The laws dealing with marital rape are paradoxical and trifling compared to the gravity of the crime. Although the Constitution ensures equality to all by its Article 14, the Indian criminal law continues to discriminate against female victims who have been raped by their husbands. Section 375 allows that a wife who is above the age of 18 if raped by his husband is not concluded as rape, and provides her with no lawful security. Furthermore, even though Section 376B addresses the concerns and fears of women living separately from their husbands, it doesn’t provide equal justice to a woman who suffers from sexual indignities despite separation. Similarly, the Protection of Women from Domestic Violence Act, 2005, although does not consider marital rape as a crime, considers it a form of domestic violence. Taking into account these fundamental limitations, it can be concluded that the law is flawed and needs to be amended accordingly.
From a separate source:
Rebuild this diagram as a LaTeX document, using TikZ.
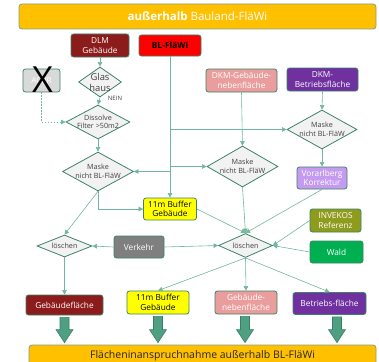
\documentclass[tikz,border=0pt]{standalone}
\usepackage{fontspec}
\setmainfont{Open Sans}
\usetikzlibrary{shapes.geometric,arrows.meta,calc}

\definecolor{bannerfill}{HTML}{FFC000}
\definecolor{bannerline}{HTML}{7E9F88}
\definecolor{boxline}{HTML}{3C8268}
\definecolor{flowline}{HTML}{6FB79B}
\definecolor{diafill}{HTML}{F2F2F2}
\definecolor{diatext}{HTML}{404040}
\definecolor{dlmred}{HTML}{8C1B1B}
\definecolor{blred}{HTML}{FF0000}
\definecolor{nebenpink}{HTML}{EA9D9D}
\definecolor{betrpurple}{HTML}{7030A0}
\definecolor{vorlilac}{HTML}{C59BF0}
\definecolor{involive}{HTML}{8E9B1D}
\definecolor{waldgreen}{HTML}{00B050}
\definecolor{verkgray}{HTML}{7F7F7F}
\definecolor{acprgray}{HTML}{D9D9D9}
\definecolor{bufyellow}{HTML}{FFFF00}
\definecolor{arrowfill}{HTML}{4F9F82}
\definecolor{arrowline}{HTML}{3A7F65}

% block arrow from a box down to the bottom banner
\newcommand\blockarrow[2]{%
  \coordinate (#1-top) at ($(#1.south)+(#2,2)$);
  \coordinate (#1-tip) at ($(#1-top |- bot.north)+(0,-2)$);
  \filldraw[bigarrow] ($(#1-top)+(-4.5,0)$) -- ($(#1-top)+(4.5,0)$)
    -- ($(#1-tip)+(4.5,-13)$) -- ($(#1-tip)+(8.5,-13)$) -- (#1-tip)
    -- ($(#1-tip)+(-8.5,-13)$) -- ($(#1-tip)+(-4.5,-13)$) -- cycle;}

\begin{document}
\begin{tikzpicture}[x=1pt,y=-1pt,
  sz/.style 2 args={minimum width=#1, minimum height=#2},
  banner/.style={rectangle, rounded corners=3pt, draw=bannerline, line width=0.8pt,
    fill=bannerfill, inner sep=0pt},
  box/.style={rectangle, rounded corners=2.5pt, draw=boxline, line width=0.8pt,
    align=center, text=white, inner sep=0pt,
    font=\fontsize{8.3}{9.5}\selectfont},
  dia/.style={diamond, draw=boxline, line width=0.8pt, fill=diafill, inner sep=0pt},
  diatxt/.style={align=center, text=diatext, inner sep=0pt,
    font=\fontsize{7.2}{8.5}\selectfont},
  conn/.style={draw=flowline, line width=0.6pt,
    -{Triangle[length=4.5pt,width=4.5pt]}},
  dashconn/.style={conn, dashed, dash pattern=on 1.5pt off 1.5pt},
  bigarrow/.style={fill=arrowfill, draw=arrowline, line width=0.6pt}]
\useasboundingbox (0,0) rectangle (379,361);
\clip (0,0) rectangle (379,361);

% banners
\node[banner, sz={357}{25}, text=white, font=\fontsize{11.5}{13}\selectfont]
  (top) at (197.5,16.5) {\textbf{außerhalb} Bauland-FläWi};
\node[banner, sz={347}{24}, text=black!85, font=\fontsize{10.5}{12}\selectfont]
  (bot) at (202.5,357) {\underline{Flächeninanspruchnahme außerhalb BL-FläWi}};

% source layers
\node[box, sz={58}{23}, fill=dlmred] (dlm) at (100,45.5) {DLM\\Gebäude};
\node[box, sz={62}{21}, fill=blred, text=black, font=\bfseries\fontsize{8.5}{10}\selectfont]
  (bl) at (170,45.5) {BL-FläWi};
\node[box, sz={71}{23}, fill=nebenpink] (dkmg) at (241.5,80.5) {DKM-Gebäude-\\nebenfläche};
\node[box, sz={71}{23}, fill=betrpurple] (dkmb) at (322.5,79.5) {DKM-\\Betriebsfläche};
\node[box, sz={37}{23}, fill=acprgray] (acpr) at (41.5,80.5) {ACPR};
\node[text=black, inner sep=0pt, font=\fontsize{36}{36}\selectfont] (cross) at (42.5,80) {X};

% decisions
\node[dia, sz={43}{30}, label={[diatxt, font=\fontsize{9.4}{11}\selectfont]center:Glas\\haus}]
  (glas) at (100,82) {};
\node[dia, sz={64}{34}, label={[diatxt]center:Dissolve\\Filter >50m2}] (diss) at (98,122) {};
\node[dia, sz={71}{39}, label={[diatxt]center:Maske\\nicht BL-FläW}] (mask1) at (98,171.5) {};
\node[dia, sz={71}{41}, label={[diatxt]center:Maske\\nicht BL-FläW}] (mask2) at (242.5,166.5) {};
\node[dia, sz={70}{39}, label={[diatxt]center:Maske\\nicht BL-FläW}] (mask3) at (322,129.5) {};
\node[dia, sz={55}{22}, label={[diatxt]center:löschen}] (del1) at (64.5,246) {};
\node[dia, sz={54}{24}, label={[diatxt]center:löschen}] (del2) at (245.5,245.5) {};

% intermediate layers
\node[box, sz={50}{22}, fill=vorlilac] (vor) at (322,178) {Vorarlberg\\Korrektur};
\node[box, sz={53}{22}, fill=bufyellow, text=black] (buf) at (170,209) {11m Buffer\\Gebäude};
\node[box, sz={51}{23}, fill=involive] (inv) at (335.5,220.5) {INVEKOS\\Referenz};
\node[box, sz={53}{22}, fill=waldgreen] (wald) at (336.5,252) {Wald};
\node[box, sz={50}{22}, fill=verkgray] (verk) at (139,247) {Verkehr};

% result layers
\node[box, sz={77}{20}, fill=dlmred] (gf) at (64.5,305) {Gebäudefläche};
\node[box, sz={62}{23}, fill=bufyellow, text=black] (buf2) at (158,302.5) {11m Buffer\\Gebäude};
\node[box, sz={62}{23}, fill=nebenpink] (gnf) at (246,302.5) {Gebäude-\\nebenfläche};
\node[box, sz={73}{22}, fill=betrpurple] (bf) at (329.5,303.5) {Betriebs-fläche};

\node[text=diatext, inner sep=0pt, font=\fontsize{6}{7}\selectfont] (nein) at (115,98) {NEIN};

% connectors
\draw[conn] (dlm.south) -- (glas.north);
\draw[conn] (glas.south) -- (diss.north);
\draw[dashconn] (acpr.south) -- (acpr.south |- diss.west) -- (diss.west);
\draw[conn] (diss.south) -- (mask1.north);
\draw[conn] (bl.south) -- (bl.south |- buf.north);
\draw[conn] (bl.south |- mask3.west) -- (mask3.west);
\draw[conn] (bl.south |- mask2.west) -- (mask2.west);
\draw[conn] (bl.south |- mask1.east) -- (mask1.east);
\draw[conn] (mask1.south) -- (mask1.south |- buf.west) -- (buf.west);
\draw[conn] (mask1.south) -- (del1.north);
\draw[conn] (verk.west) -- (del1.east);
\draw[conn] (verk.east) -- (del2.west);
\draw[conn] (dkmg.south) -- (mask2.north);
\draw[conn] (dkmb.south) -- (mask3.north);
\draw[conn] (mask3.south) -- (vor.north);
\draw[conn] (mask2.south) -- (del2.north);
\draw[conn] (buf.east) -- (del2.north);
\draw[conn] (vor.south) -- (del2.north);
\draw[conn] (inv.west) -- (del2.east);
\draw[conn] (wald.west) -- (del2.east);
\draw[conn] (del1.south) -- (gf.north);
\draw[conn] (del2.south) -- (buf2.north);
\draw[conn] (del2.south) -- (gnf.north);
\draw[conn] (del2.south) -- (bf.north);

% flows into the bottom banner
\blockarrow{gf}{0}
\blockarrow{buf2}{0}
\blockarrow{gnf}{-1}
\blockarrow{bf}{7.5}
\end{tikzpicture}
\end{document}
An act committed against an unmarried girl to become an offence and the same act committed against a married woman to not become an offence are not reasonable legislations. There have been protestations against this view, yet the act of marital rape is not criminalized and is not even acknowledged as a crime. The judiciary appears to have consigned that rape inside a marriage is impossible as marriage in its own implies consent. This undoubtedly establishes that in our society, marriage is neither sacred nor sacrament but rather a socially endorsed form of sexual slavery. This shakes the piety and sanctity of marriage, yet the judiciary seems to hold a different opinion. However, it is pertinent to note that because there is a legal association between the aggressor and the victim; it does not diminish the magnitude of the crime. Therefore, the crime must be handled with the utmost severity, and that it should now exist de jure and not de facto.